Please use this identifier to cite or link to this item: http://bura.brunel.ac.uk/handle/2438/5166
Title: The cybernetics of nonzero sum games – the prisoner's dilemma reinterpreted as a pure conflict game with nature, with empirical applications
Authors: Bell, Robert I
Advisors: George, FH
Keywords: n-player;n+1 player coalition;Gaming strategies;Game theory;von Neumann and Morgenstern theory
Issue Date: 1972
Abstract: In this thesis a new solution concept is developed for n-player, nonzero sum games. The solution concept is based in reinterpreting the n-player nonzero sum game into 2-player zero sum games. The n-player nonzero sum game is first rewritten as an n + 1 player coalition game. The definition of zero sum payment is that one player pays the other what he gets in a given outcome (coalition of the n + 1 player game). Who pays whom depends on the coalition. More than one 2-player zero sum interpretation game always results from the procedure, and criteria are established to select one of the zero sum interpretation games. The solution concept defines results identical to the minimax concept when applied directly to zero sum 2-player games. When applied to 2-player prisoner’s dilemma games, the solution procedure assigns mixed strategies to the prisoners, thereby “resolving” the dilemma.

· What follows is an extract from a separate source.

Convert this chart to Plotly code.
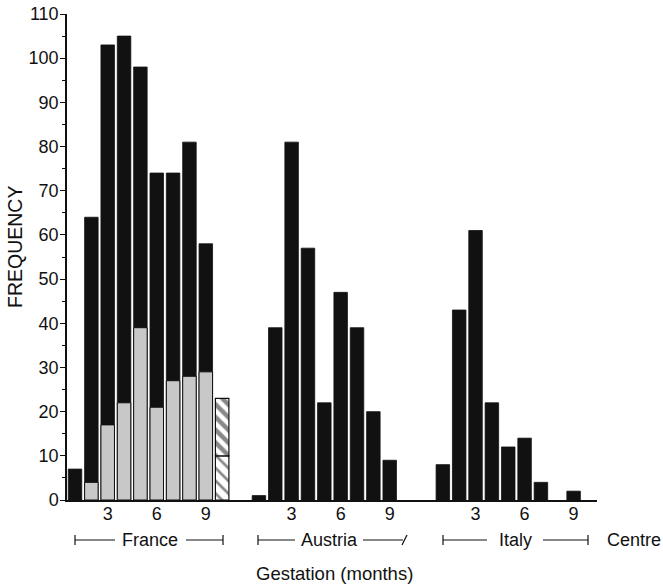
import plotly.graph_objects as go

# Gestation month of each bar within a centre group
months = [1, 2, 3, 4, 5, 6, 7, 8, 9]

# Frequencies per centre
france_total = [7, 64, 103, 105, 98, 74, 74, 81, 58]
france_grey = [0, 4, 17, 22, 39, 21, 27, 28, 29]
france_unknown_lower = 10   # hatched bar at month 10, lower part
france_unknown_upper = 13   # hatched bar at month 10, upper part
austria = [1, 39, 81, 57, 22, 47, 39, 20, 9]
italy = [8, 43, 61, 22, 12, 14, 4, 0, 2]

centres = ["France", "Austria", "Italy"]
tick_months = [3, 6, 9]
tick_text = ["3", "6", "9"]
y_ticks = list(range(0, 111, 10))

# Horizontal offset of each centre group along the shared x axis
offsets = {"France": 0.0, "Austria": 11.25, "Italy": 22.5}

W, H = 663, 585
L, R, T, B = 67, 66, 14, 85
PW, PH = W - L - R, H - T - B
XR = [0.51, 32.93]
YR = [0, 110]

FONT = "Liberation Sans, Arial, Helvetica, sans-serif"
INK = "#111111"
BAR_W = 0.826
FS = 18


def px_x(px):
    return (px - L) / PW


def px_y(py):
    return (H - B - py) / PH


def shift(vals, centre):
    return [v + offsets[centre] for v in vals]


fig = go.Figure()

bar_line = dict(color=INK, width=0.8)

# Black total bars for every centre
for centre, vals in [("France", france_total), ("Austria", austria), ("Italy", italy)]:
    xs = [x for x, v in zip(shift(months, centre), vals) if v > 0]
    ys = [v for v in vals if v > 0]
    fig.add_trace(go.Bar(x=xs, y=ys, width=BAR_W, marker=dict(color=INK, line=bar_line),
                         showlegend=False, hoverinfo="skip"))

# Grey sub-counts drawn over the French bars
gx = [m for m, g in zip(months, france_grey) if g > 0]
gy = [g for g in france_grey if g > 0]
fig.add_trace(go.Bar(x=gx, y=gy, width=BAR_W,
                     marker=dict(color="#c8c8c8", line=dict(color=INK, width=1)),
                     showlegend=False, hoverinfo="skip"))

# Hatched bar (month 10, France)
fig.add_trace(go.Bar(x=[10], y=[france_unknown_lower], base=[0], width=BAR_W,
                     marker=dict(color="white", line=dict(color=INK, width=1.2),
                                 pattern=dict(shape="\\", fgcolor=INK, bgcolor="white",
                                              size=9, solidity=0.3)),
                     showlegend=False, hoverinfo="skip"))
fig.add_trace(go.Bar(x=[10], y=[france_unknown_upper], base=[france_unknown_lower], width=BAR_W,
                     marker=dict(color="white", line=dict(color=INK, width=1.2),
                                 pattern=dict(shape="\\", fgcolor=INK, bgcolor="white",
                                              size=9, solidity=0.5)),
                     showlegend=False, hoverinfo="skip"))

tickvals, ticktext = [], []
for c in centres:
    tickvals += shift(tick_months, c)
    ticktext += tick_text

fig.update_layout(
    width=W, height=H,
    margin=dict(l=L, r=R, t=T, b=B, pad=0, autoexpand=False),
    paper_bgcolor="white", plot_bgcolor="white",
    barmode="overlay",
    font=dict(family=FONT, size=FS, color=INK),
    xaxis=dict(range=XR, tickvals=tickvals, ticktext=ticktext, showgrid=False,
               zeroline=False, showline=True, linecolor=INK, linewidth=1.5,
               automargin=False,
               ticks="", ticklabelstandoff=-3, tickfont=dict(size=FS, family=FONT, color=INK)),
    yaxis=dict(range=YR, tickvals=y_ticks, showgrid=False, zeroline=False,
               showline=True, linecolor=INK, linewidth=1.5, automargin=False,
               ticks="outside", ticklen=5, tickwidth=1.2, tickcolor=INK,
               minor=dict(ticks="outside", ticklen=3, tickwidth=1, tickcolor=INK, dtick=5),
               ticklabelstandoff=-2, tickfont=dict(size=FS, family=FONT, color=INK)),
)

shapes = []
line_style = dict(color=INK, width=1.2)
ybr = px_y(540)
tick_h = 5 / PH


def hseg(x0, x1):
    shapes.append(dict(type="line", xref="paper", yref="paper", x0=px_x(x0), x1=px_x(x1),
                       y0=ybr, y1=ybr, line=line_style))


def vtick(x):
    shapes.append(dict(type="line", xref="paper", yref="paper", x0=px_x(x), x1=px_x(x),
                       y0=ybr - tick_h, y1=ybr + tick_h, line=line_style))


# France bracket
vtick(75); hseg(75, 115); hseg(186, 223); vtick(223)
# Austria bracket (right end drawn as a slash)
vtick(258); hseg(258, 295); hseg(363, 403)
shapes.append(dict(type="line", xref="paper", yref="paper", x0=px_x(402), x1=px_x(407),
                   y0=ybr - tick_h, y1=ybr + tick_h, line=line_style))
# Italy bracket
vtick(443); hseg(443, 487); hseg(543, 588); vtick(588)
fig.update_layout(shapes=shapes)

labels = [("France", 150), ("Austria", 329), ("Italy", 515), ("Centre", 634)]
annotations = []
for text, cx in labels:
    annotations.append(dict(text=text, xref="paper", yref="paper", x=px_x(cx), y=ybr,
                            showarrow=False, xanchor="center", yanchor="middle",
                            font=dict(size=FS, family=FONT, color=INK)))
annotations.append(dict(text="Gestation (months)", xref="paper", yref="paper",
                        x=px_x(334), y=px_y(573), showarrow=False,
                        xanchor="center", yanchor="middle",
                        font=dict(size=18.5, family=FONT, color=INK)))
annotations.append(dict(text="FREQUENCY", xref="paper", yref="paper",
                        x=px_x(15), y=px_y(247), showarrow=False, textangle=-90,
                        xanchor="center", yanchor="middle",
                        font=dict(size=19.5, family=FONT, color=INK)))
fig.update_layout(annotations=annotations)

fig.write_html("out.html")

The mixed strategies vary with the payoffs (up to a linear transformation). For prisoner’s dilemma matrices which have been used in large numbers of gaming experiments, the solution concept predicts dynamically, i.e., by play number, the “fraction of cooperative choices” for (approximately) the first 30 plays. In addition, the mixed strategy appears in a game between each subject (prisoner) and the n + 1st player (district attorney), suggesting that the subjects have been playing against the experimenter. Empirical evidence for this conclusion is given. A theorem is proved for n-player prisoner’s dilemma games. Game theory is reviewed to show the roots of this solution concept in the heuristic use of zero sum n-player games in the von Neumann and Morgenstern theory, and in rational decision making models, e.g., “games against Nature.” The empirical and formal difficulties of the equilibrium point solution concept for nonzero sum games are discussed. Detailed connections between game theory and cybernetics are discussed.
Description: This thesis was submitted for the degree of Doctor of Philosophy and awarded by Brunel University.